_EXERCISE_.
Reproduce the listing below from the line with "What TikZ code" to the line with "(0,0) rectangle (696,451);", both lines included, character for character, minus any pictures.
··· WORKING DATA ···
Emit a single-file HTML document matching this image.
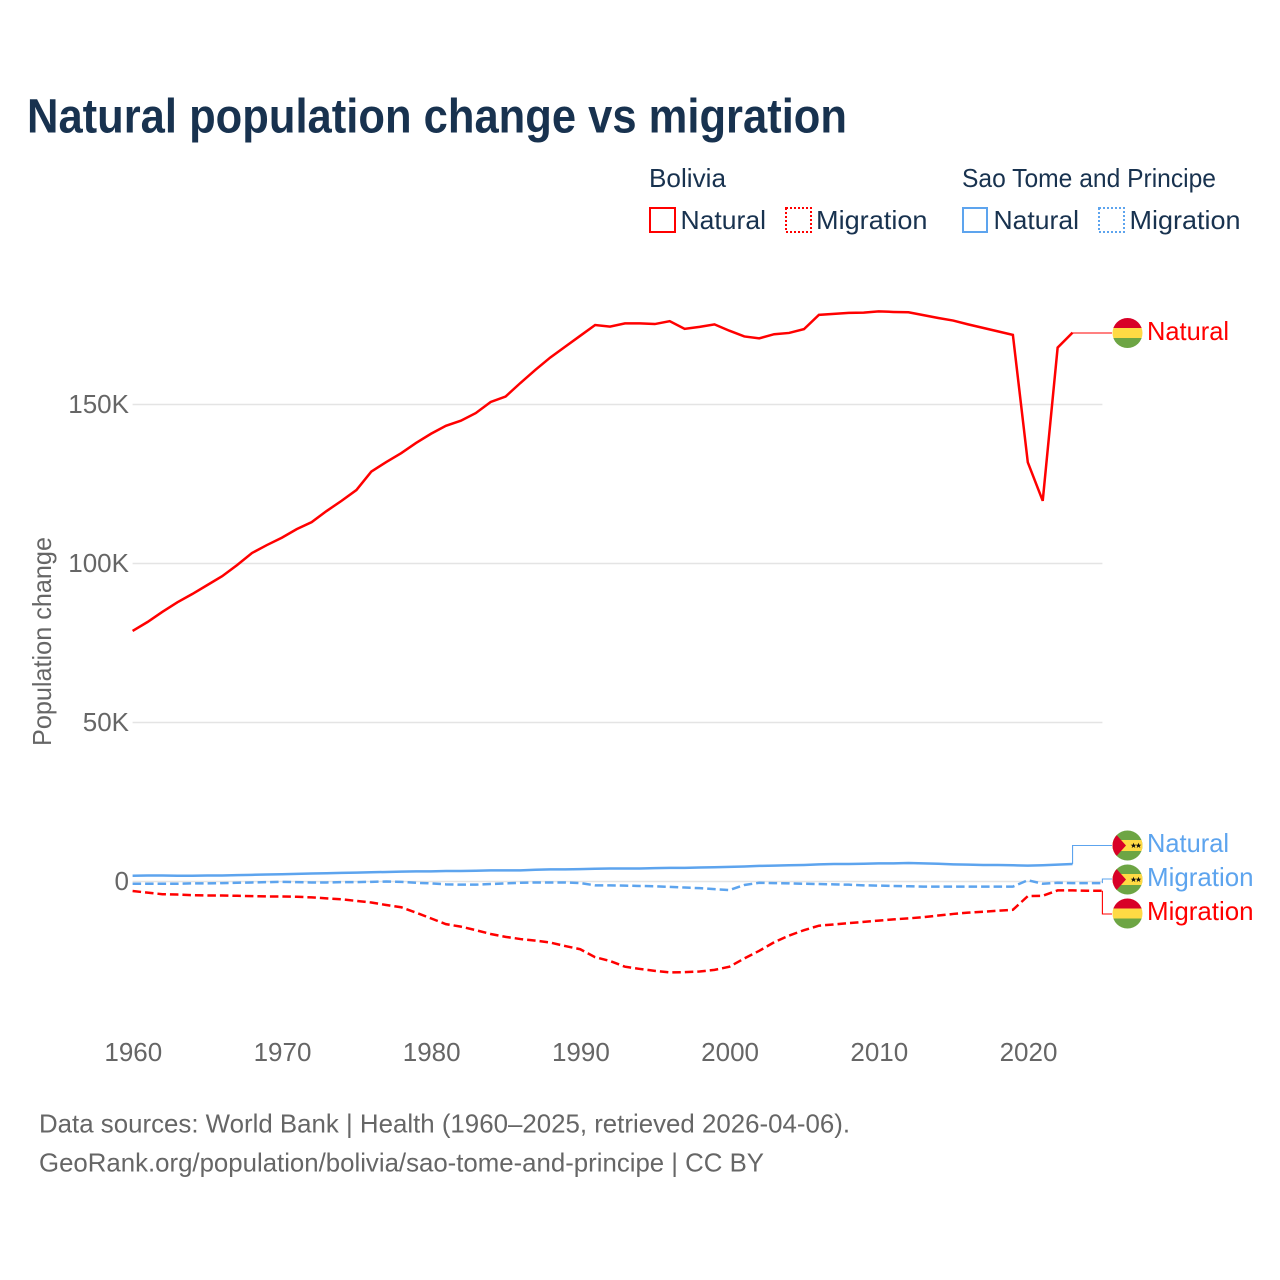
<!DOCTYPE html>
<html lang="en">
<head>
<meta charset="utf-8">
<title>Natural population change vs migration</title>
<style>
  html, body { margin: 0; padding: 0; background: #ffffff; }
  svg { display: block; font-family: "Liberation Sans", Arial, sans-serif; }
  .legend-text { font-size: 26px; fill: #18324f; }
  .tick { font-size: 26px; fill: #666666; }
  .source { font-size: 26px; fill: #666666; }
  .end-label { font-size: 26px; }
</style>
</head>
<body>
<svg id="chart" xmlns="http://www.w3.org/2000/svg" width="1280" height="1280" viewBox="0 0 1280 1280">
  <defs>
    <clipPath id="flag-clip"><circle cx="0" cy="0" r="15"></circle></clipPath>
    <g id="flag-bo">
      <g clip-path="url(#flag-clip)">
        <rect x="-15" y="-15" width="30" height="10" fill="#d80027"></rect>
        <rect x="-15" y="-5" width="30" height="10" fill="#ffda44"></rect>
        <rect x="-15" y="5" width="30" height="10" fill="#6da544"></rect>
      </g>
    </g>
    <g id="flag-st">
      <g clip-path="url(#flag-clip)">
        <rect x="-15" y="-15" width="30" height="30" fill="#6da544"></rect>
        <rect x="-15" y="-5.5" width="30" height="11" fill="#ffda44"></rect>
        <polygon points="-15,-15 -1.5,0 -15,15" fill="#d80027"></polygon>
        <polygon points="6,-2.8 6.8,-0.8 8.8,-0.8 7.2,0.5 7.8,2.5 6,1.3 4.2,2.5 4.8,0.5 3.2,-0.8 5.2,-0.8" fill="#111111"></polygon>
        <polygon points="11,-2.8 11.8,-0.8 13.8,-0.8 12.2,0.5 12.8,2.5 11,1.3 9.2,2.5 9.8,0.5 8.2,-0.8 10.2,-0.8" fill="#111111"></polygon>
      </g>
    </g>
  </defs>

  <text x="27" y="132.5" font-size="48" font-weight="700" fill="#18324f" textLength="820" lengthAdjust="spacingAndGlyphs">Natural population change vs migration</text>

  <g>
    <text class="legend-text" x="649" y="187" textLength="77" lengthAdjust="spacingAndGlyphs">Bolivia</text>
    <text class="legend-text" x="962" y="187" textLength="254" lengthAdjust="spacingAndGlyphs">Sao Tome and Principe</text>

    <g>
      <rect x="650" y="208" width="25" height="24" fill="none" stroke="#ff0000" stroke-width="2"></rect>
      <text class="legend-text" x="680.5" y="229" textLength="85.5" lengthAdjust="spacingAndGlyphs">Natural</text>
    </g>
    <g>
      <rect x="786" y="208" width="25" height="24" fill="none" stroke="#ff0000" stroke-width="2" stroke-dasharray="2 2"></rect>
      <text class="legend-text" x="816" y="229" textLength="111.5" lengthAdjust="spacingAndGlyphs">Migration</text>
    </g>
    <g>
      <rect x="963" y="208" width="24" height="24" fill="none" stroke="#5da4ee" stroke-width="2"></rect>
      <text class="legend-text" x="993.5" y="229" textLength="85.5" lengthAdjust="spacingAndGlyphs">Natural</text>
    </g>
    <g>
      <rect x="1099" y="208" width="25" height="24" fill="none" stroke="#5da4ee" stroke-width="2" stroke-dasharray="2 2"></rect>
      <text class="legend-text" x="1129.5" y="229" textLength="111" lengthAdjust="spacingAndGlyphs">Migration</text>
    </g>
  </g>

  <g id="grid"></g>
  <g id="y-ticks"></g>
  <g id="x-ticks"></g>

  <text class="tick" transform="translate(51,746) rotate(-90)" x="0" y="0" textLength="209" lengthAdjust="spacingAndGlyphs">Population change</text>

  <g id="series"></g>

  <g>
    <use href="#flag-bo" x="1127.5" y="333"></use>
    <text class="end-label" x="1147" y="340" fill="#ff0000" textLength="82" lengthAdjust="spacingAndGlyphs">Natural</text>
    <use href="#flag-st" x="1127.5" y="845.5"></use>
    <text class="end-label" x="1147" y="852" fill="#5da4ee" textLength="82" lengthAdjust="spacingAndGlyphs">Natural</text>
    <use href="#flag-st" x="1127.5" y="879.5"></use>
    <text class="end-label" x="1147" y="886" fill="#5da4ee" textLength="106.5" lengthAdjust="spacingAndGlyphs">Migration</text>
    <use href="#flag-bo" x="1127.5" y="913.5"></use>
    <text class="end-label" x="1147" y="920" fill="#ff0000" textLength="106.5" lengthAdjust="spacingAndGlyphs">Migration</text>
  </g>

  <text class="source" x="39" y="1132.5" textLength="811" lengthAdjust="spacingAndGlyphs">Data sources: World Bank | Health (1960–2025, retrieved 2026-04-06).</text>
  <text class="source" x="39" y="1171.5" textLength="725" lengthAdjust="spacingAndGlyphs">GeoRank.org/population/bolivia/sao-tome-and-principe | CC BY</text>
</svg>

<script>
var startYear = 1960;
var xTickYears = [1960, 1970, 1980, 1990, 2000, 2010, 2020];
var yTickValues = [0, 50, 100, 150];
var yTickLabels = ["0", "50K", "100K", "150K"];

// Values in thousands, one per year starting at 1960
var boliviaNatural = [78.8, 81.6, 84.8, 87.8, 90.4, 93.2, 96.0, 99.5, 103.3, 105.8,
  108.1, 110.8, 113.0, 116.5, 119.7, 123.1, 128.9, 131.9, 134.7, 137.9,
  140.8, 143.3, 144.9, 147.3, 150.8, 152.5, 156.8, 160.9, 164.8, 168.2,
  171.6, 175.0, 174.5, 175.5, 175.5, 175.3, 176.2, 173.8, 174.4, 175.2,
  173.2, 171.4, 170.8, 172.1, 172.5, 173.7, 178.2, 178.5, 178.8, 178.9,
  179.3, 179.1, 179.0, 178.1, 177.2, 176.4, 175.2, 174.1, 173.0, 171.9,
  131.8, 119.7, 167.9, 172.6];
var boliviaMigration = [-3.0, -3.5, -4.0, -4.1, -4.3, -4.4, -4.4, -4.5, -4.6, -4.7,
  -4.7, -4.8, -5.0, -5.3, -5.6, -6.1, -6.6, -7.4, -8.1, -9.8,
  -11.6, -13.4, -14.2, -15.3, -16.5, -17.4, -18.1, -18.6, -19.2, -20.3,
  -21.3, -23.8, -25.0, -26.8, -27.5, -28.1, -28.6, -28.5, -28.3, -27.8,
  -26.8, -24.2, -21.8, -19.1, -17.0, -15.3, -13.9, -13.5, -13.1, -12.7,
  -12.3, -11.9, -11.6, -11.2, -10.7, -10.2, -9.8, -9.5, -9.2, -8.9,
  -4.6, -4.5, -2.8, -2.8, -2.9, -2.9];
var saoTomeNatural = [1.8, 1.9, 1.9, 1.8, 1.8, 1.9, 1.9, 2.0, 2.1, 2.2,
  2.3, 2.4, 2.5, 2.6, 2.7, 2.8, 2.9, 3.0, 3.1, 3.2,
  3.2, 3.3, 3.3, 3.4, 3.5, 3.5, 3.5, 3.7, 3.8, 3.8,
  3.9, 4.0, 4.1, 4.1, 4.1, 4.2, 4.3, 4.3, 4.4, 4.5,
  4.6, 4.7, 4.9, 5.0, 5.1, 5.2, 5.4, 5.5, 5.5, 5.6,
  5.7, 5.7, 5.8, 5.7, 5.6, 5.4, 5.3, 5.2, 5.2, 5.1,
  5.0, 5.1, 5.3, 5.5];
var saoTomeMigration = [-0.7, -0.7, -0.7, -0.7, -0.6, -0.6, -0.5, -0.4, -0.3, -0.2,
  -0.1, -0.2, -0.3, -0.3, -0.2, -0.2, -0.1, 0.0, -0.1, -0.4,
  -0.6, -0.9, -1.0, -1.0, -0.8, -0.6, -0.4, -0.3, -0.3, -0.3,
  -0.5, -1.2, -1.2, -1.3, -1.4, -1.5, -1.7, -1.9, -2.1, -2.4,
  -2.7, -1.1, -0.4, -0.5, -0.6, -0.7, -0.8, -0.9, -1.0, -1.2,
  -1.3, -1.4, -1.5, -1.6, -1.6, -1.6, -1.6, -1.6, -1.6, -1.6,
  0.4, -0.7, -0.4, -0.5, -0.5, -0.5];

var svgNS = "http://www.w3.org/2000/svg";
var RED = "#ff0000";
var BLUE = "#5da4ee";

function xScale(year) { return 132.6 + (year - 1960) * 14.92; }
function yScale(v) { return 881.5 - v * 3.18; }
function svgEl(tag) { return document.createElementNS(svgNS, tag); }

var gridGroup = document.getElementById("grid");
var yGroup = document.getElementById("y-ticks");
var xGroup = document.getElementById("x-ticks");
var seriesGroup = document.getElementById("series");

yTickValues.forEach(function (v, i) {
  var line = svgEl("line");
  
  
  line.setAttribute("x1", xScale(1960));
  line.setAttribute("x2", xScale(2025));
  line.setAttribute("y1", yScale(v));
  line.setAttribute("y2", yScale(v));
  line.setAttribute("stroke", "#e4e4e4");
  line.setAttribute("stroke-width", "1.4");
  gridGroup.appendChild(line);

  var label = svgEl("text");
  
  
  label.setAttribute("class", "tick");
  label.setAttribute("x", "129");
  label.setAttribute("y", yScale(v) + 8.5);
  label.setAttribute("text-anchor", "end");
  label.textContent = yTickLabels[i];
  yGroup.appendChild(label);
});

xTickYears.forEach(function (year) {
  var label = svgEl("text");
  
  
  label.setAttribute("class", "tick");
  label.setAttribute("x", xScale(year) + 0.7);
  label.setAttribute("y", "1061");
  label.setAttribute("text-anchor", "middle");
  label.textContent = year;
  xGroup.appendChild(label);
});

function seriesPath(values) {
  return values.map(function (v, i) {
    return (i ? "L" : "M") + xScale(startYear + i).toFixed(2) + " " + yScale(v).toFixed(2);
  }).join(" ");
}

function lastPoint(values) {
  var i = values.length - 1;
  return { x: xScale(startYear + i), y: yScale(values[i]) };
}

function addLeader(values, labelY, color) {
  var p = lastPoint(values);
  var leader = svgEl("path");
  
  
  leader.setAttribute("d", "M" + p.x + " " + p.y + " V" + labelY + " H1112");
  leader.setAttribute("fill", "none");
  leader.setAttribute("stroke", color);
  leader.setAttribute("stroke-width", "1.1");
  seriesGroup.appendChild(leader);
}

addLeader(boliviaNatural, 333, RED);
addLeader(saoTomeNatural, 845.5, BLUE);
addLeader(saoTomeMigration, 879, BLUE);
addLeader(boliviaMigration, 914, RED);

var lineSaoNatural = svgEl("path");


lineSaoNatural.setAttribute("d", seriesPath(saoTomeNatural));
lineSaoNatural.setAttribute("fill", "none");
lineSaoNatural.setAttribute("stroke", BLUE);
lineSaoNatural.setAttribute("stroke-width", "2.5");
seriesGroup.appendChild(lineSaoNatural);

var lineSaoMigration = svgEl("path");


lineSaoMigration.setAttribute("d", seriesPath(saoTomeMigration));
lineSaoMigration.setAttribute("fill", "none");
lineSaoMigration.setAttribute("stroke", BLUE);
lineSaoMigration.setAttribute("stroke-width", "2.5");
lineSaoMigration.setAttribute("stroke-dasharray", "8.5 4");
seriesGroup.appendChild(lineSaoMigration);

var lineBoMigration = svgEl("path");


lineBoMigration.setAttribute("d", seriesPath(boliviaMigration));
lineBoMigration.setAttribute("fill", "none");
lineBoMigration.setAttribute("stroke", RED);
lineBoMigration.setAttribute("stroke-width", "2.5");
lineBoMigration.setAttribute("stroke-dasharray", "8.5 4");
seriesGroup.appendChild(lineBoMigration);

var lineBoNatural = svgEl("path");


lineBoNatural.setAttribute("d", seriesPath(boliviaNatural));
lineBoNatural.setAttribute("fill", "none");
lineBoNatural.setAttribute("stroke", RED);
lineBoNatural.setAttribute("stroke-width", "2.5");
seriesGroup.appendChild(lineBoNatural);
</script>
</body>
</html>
···
··· WORKING DATA ···
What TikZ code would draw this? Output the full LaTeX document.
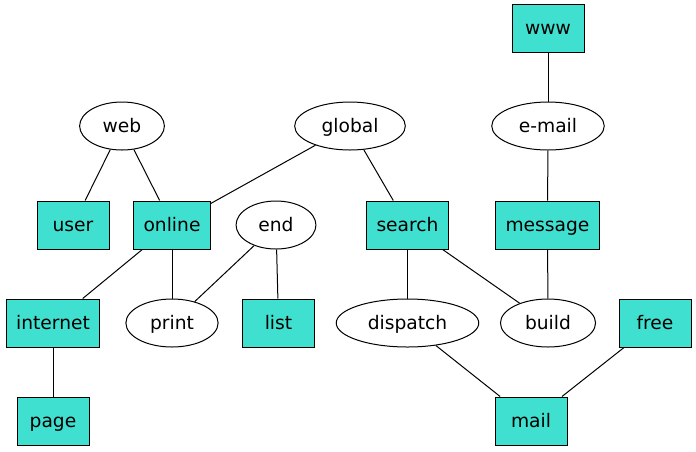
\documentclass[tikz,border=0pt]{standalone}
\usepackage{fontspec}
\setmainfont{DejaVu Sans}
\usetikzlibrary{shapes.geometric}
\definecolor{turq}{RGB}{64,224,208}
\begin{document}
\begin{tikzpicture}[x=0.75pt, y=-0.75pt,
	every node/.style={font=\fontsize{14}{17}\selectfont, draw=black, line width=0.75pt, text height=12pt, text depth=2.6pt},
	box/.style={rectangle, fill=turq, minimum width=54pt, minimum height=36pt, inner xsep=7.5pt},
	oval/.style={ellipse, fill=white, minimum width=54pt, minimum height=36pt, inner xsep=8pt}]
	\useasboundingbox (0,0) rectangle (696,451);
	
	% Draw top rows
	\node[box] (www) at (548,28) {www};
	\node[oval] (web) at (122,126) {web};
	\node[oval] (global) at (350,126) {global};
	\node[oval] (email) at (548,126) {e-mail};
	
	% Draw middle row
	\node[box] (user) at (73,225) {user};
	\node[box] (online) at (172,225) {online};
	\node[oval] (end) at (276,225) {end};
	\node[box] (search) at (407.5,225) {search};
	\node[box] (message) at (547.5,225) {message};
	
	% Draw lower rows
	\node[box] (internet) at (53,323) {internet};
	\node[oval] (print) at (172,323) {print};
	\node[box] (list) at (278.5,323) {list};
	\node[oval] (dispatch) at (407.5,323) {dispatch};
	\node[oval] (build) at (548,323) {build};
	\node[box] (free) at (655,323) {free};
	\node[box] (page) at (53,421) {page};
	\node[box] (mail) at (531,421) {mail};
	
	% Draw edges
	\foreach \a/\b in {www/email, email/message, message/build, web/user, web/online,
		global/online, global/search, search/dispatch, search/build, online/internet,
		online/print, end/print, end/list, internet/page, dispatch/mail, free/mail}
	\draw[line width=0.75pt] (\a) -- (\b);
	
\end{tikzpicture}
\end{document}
···
_ANSWER TO THE TASK_.
What TikZ code would draw this? Output the full LaTeX document.
\documentclass[tikz,border=0pt]{standalone}
\usepackage{fontspec}
\setmainfont{DejaVu Sans}
\usetikzlibrary{shapes.geometric}
\definecolor{turq}{RGB}{64,224,208}
\begin{document}
\begin{tikzpicture}[x=0.75pt, y=-0.75pt,
	every node/.style={font=\fontsize{14}{17}\selectfont, draw=black, line width=0.75pt, text height=12pt, text depth=2.6pt},
	box/.style={rectangle, fill=turq, minimum width=54pt, minimum height=36pt, inner xsep=7.5pt},
	oval/.style={ellipse, fill=white, minimum width=54pt, minimum height=36pt, inner xsep=8pt}]
	\useasboundingbox (0,0) rectangle (696,451);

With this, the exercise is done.